No fim da primeira parte, o público assistia, por dentro, à alucinação de Macbeth. No início da segunda parte, assistia, por fora, à realidade de Macbeth. Ou, se preferirem, o público tinha duas perspetivas: a do próprio Macbeth e a dos seus convidados perante a loucura aparentemente inexplicável do general. No meu caderno de notas, apontei de imediato duas palavras: Nelson Rodrigues.
E se agora relembro a seqüência, foi por força das circunstâncias. Em coleção que só pode cobrir um português de inveja, a Folha resolveu publicar alguns clássicos da literatura brasileira. Machado de Assis, Lima Barreto, Rubem Fonseca. E o incontornável Nelson Rodrigues, com "Vestido de Noiva", a peça que praticamente reinventou o teatro brasileiro.

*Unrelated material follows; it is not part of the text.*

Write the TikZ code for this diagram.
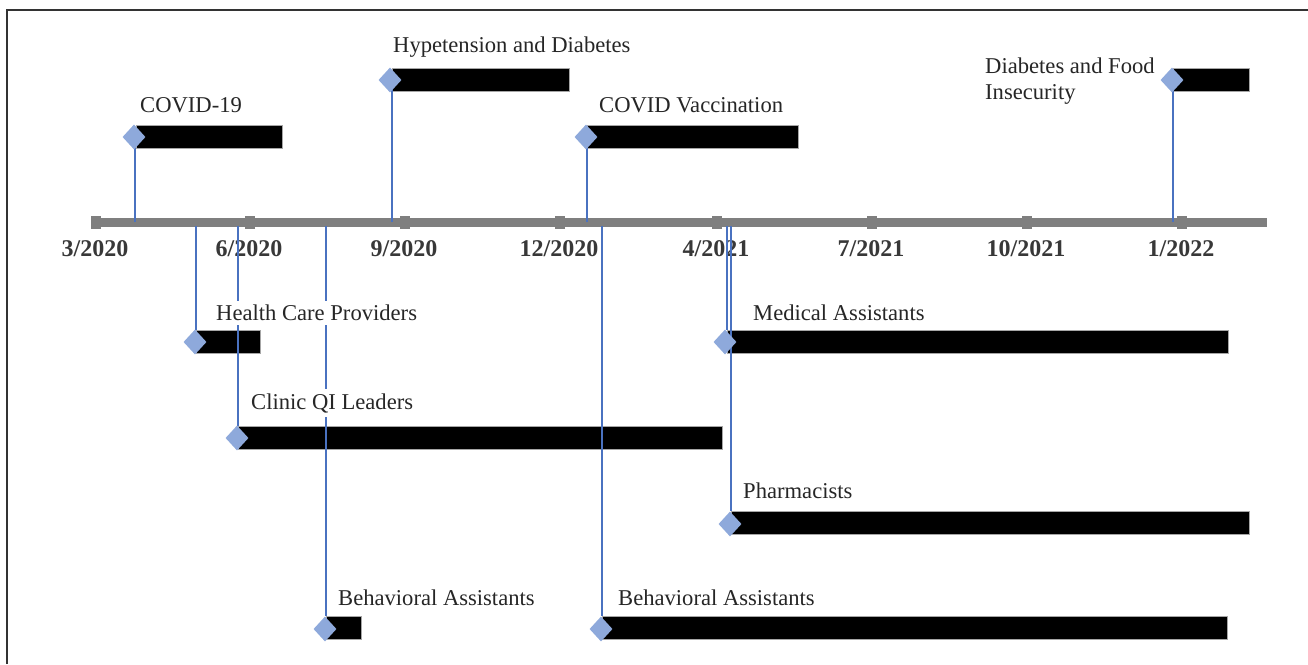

Li e reli a peça nos últimos dias, para escrever uma breve apresentação dela. Sempre com desconforto e fascínio crescentes. E o que impressiona em Nelson Rodrigues não é apenas a qualidade da linguagem (inultrapassável nas crônicas) nem as obsessões permanentes do autor, dilacerado por um desejo de pureza e pela certeza de que esta é inalcançável por material humano tão corrupto. O que impressiona é a absoluta modernidade de Nelson.
Em "Vestido de Noiva", Nelson Rodrigues não se limita a escrever sobre uma mulher, Alaíde, tragicamente atropelada na cidade. Nelson vai mais longe e escreve sobre a consciência dessa mulher: a forma como, habitando um limbo entre a vida e a morte, a mente de Alaíde se desdobra em três planos distintos -realidade, alucinação e memória- capazes de nos revelar a verdade mais profunda sobre ela.
Tal como em "Macbeth", é na consciência de uma personagem que encontramos os seus desejos, os seus caprichos. Os seus terrores. No caso de Alaíde, a atração inconfessável pela prostituta Clessi, um símbolo de libertação e de transgressão. A vontade igualmente inconfessável de matar Pedro, o marido. A forma velhaca como usou e abusou de Lúcia, sua irmã, seduzindo o homem que ela amava. E o temor de Alaíde de que Lúcia e Pedro conjuram para assassiná-la.
No plano da realidade, Alaíde está entre a vida e a morte. Mas será Alaíde vítima ou algoz daqueles que a rodeiam? Como em Shakespeare, não interessa apenas a Nelson Rodrigues aquilo que mostramos. Interessa o que mostramos, o que fomos e o que somos. Três estados para uma mesma condição.
"Vestido de Noiva" foi escrito e encenado em 1943. Lendo a peça, hoje, entendemos de imediato que ela poderia ter sido escrita e encenada na Inglaterra isabelina do século 16. Ou no Rio de Janeiro dos nossos dias. Ou num dos palcos do West End londrino. É a marca do gênio. Porque só os gênios não têm idade.